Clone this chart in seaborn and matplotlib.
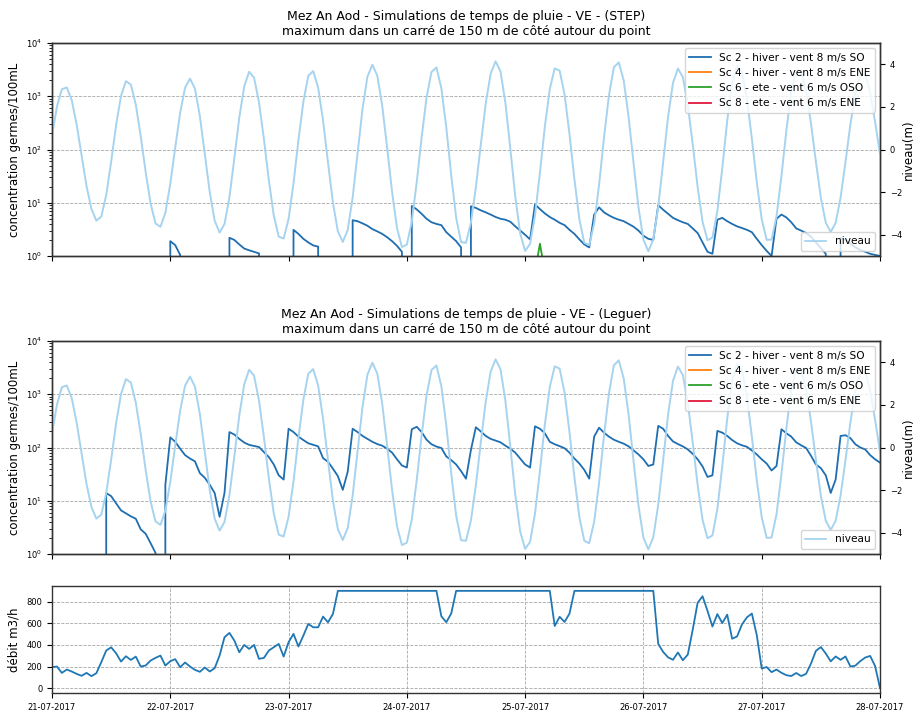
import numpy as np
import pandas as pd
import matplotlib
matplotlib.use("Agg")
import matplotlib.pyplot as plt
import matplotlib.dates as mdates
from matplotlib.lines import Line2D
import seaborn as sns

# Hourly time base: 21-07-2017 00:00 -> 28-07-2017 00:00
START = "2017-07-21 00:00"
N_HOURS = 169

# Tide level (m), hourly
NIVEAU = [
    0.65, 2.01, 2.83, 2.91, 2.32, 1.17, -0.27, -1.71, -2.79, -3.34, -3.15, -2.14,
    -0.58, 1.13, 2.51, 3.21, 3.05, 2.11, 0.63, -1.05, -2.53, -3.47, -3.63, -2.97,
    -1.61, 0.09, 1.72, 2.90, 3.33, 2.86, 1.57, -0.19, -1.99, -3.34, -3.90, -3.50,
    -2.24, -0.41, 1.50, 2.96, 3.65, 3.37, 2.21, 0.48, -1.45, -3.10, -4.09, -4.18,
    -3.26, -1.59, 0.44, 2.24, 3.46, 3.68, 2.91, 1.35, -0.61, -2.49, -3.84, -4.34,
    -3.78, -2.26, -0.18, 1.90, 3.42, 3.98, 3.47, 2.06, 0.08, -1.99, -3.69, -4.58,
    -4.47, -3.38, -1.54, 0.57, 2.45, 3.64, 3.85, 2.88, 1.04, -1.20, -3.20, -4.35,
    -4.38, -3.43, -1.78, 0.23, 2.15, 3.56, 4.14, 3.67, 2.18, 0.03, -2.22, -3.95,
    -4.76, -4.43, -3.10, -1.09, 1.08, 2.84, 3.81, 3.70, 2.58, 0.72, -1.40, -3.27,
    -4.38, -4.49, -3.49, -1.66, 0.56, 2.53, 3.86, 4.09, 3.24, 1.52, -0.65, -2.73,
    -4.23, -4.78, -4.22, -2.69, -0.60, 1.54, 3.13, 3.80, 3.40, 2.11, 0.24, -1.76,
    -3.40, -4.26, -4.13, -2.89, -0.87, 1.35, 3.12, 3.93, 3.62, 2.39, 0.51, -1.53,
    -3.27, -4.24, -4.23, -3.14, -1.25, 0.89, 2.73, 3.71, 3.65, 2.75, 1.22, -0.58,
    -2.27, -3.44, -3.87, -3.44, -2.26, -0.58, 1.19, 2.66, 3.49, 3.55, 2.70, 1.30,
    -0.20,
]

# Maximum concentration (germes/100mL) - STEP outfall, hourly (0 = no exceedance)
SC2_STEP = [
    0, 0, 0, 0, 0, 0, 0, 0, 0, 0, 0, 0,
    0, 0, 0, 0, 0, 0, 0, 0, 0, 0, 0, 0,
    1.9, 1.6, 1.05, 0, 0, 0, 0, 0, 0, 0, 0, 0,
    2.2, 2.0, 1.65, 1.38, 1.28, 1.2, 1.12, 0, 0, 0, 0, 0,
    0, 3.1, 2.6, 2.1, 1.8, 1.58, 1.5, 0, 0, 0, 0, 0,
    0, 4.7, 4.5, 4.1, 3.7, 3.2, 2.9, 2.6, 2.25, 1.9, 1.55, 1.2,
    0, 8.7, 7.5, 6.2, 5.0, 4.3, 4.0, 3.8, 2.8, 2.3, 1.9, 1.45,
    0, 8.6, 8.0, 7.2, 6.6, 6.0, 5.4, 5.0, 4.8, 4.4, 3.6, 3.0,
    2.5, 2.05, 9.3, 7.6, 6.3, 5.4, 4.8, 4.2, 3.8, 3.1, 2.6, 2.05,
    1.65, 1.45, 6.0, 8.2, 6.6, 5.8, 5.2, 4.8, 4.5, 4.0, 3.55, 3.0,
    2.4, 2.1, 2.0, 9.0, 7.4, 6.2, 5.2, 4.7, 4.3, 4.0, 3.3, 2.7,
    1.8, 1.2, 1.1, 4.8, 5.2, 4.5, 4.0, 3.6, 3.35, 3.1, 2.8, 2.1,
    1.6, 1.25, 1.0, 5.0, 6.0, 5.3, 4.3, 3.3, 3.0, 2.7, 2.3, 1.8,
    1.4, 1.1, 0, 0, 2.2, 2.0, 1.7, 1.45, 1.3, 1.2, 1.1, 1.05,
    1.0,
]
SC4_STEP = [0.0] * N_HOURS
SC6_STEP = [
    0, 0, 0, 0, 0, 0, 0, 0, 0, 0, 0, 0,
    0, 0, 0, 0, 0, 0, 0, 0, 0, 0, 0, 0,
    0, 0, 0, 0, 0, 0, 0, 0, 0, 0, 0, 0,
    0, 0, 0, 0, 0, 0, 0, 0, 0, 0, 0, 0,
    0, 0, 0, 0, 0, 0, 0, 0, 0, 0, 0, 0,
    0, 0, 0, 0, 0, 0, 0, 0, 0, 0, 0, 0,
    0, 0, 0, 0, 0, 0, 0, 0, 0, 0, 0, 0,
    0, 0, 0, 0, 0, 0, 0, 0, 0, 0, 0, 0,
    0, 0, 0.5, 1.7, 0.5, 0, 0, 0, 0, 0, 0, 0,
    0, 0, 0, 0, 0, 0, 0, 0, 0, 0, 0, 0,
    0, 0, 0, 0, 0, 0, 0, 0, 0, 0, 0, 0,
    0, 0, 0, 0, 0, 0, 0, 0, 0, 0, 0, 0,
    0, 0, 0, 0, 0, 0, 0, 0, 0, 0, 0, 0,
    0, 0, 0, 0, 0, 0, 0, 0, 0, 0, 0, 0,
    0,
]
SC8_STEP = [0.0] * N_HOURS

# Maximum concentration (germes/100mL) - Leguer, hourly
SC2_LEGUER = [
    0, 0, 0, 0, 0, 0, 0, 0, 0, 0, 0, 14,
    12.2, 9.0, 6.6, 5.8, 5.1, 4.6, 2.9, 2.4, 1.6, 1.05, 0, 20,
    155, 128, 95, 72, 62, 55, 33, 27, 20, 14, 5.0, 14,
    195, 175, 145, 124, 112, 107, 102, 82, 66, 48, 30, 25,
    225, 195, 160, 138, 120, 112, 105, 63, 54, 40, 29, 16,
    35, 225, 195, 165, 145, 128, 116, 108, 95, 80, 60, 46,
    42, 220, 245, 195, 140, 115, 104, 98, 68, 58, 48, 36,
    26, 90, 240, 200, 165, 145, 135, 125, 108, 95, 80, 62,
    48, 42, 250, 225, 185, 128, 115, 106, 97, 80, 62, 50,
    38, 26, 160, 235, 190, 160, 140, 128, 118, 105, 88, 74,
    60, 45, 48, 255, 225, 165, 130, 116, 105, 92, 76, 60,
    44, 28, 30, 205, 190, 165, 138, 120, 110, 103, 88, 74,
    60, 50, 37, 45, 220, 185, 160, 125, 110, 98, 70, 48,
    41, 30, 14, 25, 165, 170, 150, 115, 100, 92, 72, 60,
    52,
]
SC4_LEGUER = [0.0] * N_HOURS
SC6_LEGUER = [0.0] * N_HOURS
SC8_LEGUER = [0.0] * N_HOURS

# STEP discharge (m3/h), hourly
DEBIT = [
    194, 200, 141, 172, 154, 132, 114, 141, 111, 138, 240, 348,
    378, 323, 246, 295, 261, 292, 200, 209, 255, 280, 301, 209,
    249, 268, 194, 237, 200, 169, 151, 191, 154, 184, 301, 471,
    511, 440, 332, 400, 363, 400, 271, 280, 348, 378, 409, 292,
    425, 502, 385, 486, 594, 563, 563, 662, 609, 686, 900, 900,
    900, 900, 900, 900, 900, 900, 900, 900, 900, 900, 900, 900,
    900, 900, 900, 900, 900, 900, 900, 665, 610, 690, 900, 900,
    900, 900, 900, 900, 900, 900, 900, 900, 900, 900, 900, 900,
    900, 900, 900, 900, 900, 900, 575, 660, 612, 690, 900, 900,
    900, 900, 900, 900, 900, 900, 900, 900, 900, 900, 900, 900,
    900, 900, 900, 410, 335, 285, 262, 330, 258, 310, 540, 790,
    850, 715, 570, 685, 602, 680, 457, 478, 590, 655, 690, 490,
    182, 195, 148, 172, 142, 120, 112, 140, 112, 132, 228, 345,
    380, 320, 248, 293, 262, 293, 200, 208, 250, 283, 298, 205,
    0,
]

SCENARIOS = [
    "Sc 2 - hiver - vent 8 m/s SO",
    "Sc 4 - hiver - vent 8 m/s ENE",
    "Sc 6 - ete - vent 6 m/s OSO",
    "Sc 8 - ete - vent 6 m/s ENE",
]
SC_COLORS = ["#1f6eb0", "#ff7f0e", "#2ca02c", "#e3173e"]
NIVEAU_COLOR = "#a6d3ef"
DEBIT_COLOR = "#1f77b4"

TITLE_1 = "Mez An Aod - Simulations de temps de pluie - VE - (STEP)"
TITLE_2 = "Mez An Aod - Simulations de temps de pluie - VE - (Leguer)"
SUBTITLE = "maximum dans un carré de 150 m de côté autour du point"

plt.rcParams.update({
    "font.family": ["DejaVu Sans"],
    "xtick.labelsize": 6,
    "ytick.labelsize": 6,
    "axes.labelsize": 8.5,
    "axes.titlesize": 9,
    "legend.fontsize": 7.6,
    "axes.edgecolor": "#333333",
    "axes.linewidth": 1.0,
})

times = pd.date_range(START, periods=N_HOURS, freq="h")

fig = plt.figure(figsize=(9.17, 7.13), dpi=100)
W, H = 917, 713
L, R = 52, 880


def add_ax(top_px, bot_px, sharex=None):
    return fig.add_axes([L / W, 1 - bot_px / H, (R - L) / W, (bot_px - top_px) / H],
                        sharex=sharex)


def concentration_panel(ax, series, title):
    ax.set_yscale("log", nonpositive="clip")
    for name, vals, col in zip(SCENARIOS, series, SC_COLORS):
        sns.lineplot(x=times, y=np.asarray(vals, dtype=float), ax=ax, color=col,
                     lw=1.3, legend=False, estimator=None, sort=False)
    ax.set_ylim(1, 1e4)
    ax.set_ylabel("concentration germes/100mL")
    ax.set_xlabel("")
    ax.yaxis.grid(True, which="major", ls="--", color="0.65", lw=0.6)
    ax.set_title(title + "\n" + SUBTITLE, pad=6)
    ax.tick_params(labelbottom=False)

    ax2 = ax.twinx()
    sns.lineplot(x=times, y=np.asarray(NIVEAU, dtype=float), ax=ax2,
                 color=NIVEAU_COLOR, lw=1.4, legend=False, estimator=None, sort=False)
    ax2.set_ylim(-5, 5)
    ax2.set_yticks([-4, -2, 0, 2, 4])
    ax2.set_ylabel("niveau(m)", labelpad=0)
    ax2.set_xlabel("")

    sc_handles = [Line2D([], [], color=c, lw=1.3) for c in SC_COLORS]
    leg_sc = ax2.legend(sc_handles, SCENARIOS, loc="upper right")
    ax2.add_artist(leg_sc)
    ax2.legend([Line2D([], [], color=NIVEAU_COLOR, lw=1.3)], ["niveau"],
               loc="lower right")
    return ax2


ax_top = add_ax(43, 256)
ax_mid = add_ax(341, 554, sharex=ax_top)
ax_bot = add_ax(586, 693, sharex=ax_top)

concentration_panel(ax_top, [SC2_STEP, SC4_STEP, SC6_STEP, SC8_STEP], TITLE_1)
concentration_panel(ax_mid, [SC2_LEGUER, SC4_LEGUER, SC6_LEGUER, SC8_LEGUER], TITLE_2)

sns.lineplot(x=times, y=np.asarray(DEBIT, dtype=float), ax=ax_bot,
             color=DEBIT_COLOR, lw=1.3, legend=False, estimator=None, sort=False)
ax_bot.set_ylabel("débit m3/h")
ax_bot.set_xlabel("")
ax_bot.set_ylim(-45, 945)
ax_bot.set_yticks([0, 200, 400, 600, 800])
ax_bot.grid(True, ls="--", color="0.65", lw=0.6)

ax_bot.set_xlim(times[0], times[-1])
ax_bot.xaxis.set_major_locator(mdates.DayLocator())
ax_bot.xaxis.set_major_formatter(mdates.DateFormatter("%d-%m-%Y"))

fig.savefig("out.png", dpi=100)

◆ **Stated goal**
Search the lines for "seaborn". Copy each line that has it.

◆ **Result for this exercise**
Clone this chart in seaborn and matplotlib.
import seaborn as sns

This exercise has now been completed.